Visitors to Kuwait will now need to be covered by medical insurance for the duration of their stay in the country, according to a draft law tabled in parliament last week.
The draft law stipulates that the interior ministry should approve applications for visit visas only if they are accompanied by medical insurance coverage for the duration of the applicant’s stay in Kuwait.
Lawmakers said the draft law is intended to prevent visitors benefiting from the services and medicines provided by the state at public health facilities to citizens and residents. The bill, which won approval from 47 lawmakers with only 4 opposed to it, reflected the wide consensus among lawmakers that expatriates and foreign visitors were responsible for deteriorating health services in the country.

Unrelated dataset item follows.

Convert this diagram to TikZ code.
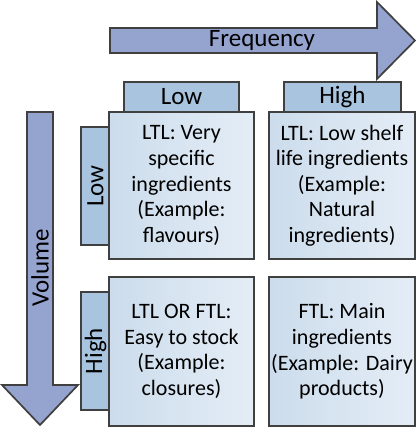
\documentclass[tikz,border=0pt]{standalone}
\usepackage{fontspec}
\setmainfont{Carlito}
\definecolor{arrowfill}{HTML}{95A3CF}
\definecolor{hdrfill}{HTML}{A8C4DF}
\definecolor{cellA}{HTML}{CCDCEC}
\definecolor{cellB}{HTML}{E4EDF6}
\definecolor{edge}{HTML}{404040}
\tikzset{
  arrowshape/.style={draw=edge, line width=1.7pt, fill=arrowfill, line join=miter},
  hdr/.style={draw=edge, line width=1.7pt, fill=hdrfill, inner sep=0pt,
    font=\fontsize{25}{29}\selectfont},
  cell/.style={draw=edge, line width=1.7pt, left color=cellA, right color=cellB,
    inner sep=0pt, align=center, font=\fontsize{22}{25.6}\selectfont},
  biglabel/.style={font=\fontsize{25}{29}\selectfont, inner sep=0pt}
}
\begin{document}
\begin{tikzpicture}[x=1pt,y=-1pt]
\useasboundingbox (0,0) rectangle (419,428);
% Frequency arrow
\draw[arrowshape] (110,28) -- (377,28) -- (377,2) -- (415,40.5) -- (377,79) -- (377,53) -- (110,53) -- cycle;
\node[biglabel] (freq) at (262,40.5) {Frequency};
% Volume arrow
\draw[arrowshape] (27,112) -- (53,112) -- (53,385) -- (78,385) -- (40,425) -- (2,385) -- (27,385) -- cycle;
\node[biglabel, rotate=90] (vol) at (40,268) {Volume};
% headers
\node[hdr, minimum width=115pt, minimum height=30pt] (hlow) at (181.5,97) {Low};
\node[hdr, minimum width=117pt, minimum height=30pt] (hhigh) at (342.5,97) {High};
\node[hdr, rotate=90, minimum width=118pt, minimum height=29pt] (vlow) at (95.5,186) {Low};
\node[hdr, rotate=90, minimum width=118pt, minimum height=29pt] (vhigh) at (95.5,351) {High};
% cells
\node[cell, minimum width=145pt, minimum height=147pt] (c11) at (181.5,185.5)
  {LTL: Very\\specific\\ingredients\\(Example:\\flavours)};
\node[cell, minimum width=146pt, minimum height=147pt] (c12) at (342,185.5)
  {LTL: Low shelf\\life ingredients\\(Example:\\Natural\\ingredients)};
\node[cell, minimum width=145pt, minimum height=149pt] (c21) at (181.5,351.5)
  {LTL OR FTL:\\Easy to stock\\(Example:\\closures)};
\node[cell, minimum width=146pt, minimum height=149pt] (c22) at (342,351.5)
  {FTL: Main\\ingredients\\(Example: Dairy\\products)};
\end{tikzpicture}
\end{document}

Some parliamentarians in support of the bill alleged that residents and their dependents who came on visit visas misused and misappropriated medical services and resources of the state. One lawmaker claimed that there were foreigners who took the medicines provided by hospitals or health centers to offer them as gifts for their relatives, or to sell in pharmacies in their home countries. Another parliamentarian alleged there were foreign patients who came to Kuwait for post-natal treatment, cancer treatment, obesity treatment and others and called for the imposition of an insurance scheme.
Expatriates are usually accused of clogging services at health facilities and using up medical resources, thereby depriving nationals from receiving due treatment in a timely manner. In the past, the government cajoled by lawmakers, had sought to relieve pressure at health facilities with slipshod solutions, including banning expatriates from accessing medical services in the morning hours.
In 2013, a public hospital in Jahra was the first to provide medical services in the morning session only to Kuwaitis. Treatment for expatriates, except in emergency situation, was confined to the evening session. More recently, the Sheikh Jaber Al-Ahmed Hospital, the largest in the Middle-East with a bed capacity of 1,168, which was officially inaugurated in November 2018, is slated to provide health services exclusively to Kuwaitis.
Other measures intended to discourage expatriates from accessing public health services include steeply increasing the health charges for treatments, services and medicines, and imposing medical insurance and building separate medical facilities for expatriates.
The draft will now be referred to the government and the health ministry will have one month after its publication in the official gazette to issue its bylaws that will decide, among other topics, the amount to be paid by foreigners when applying for a visit visa to Kuwait.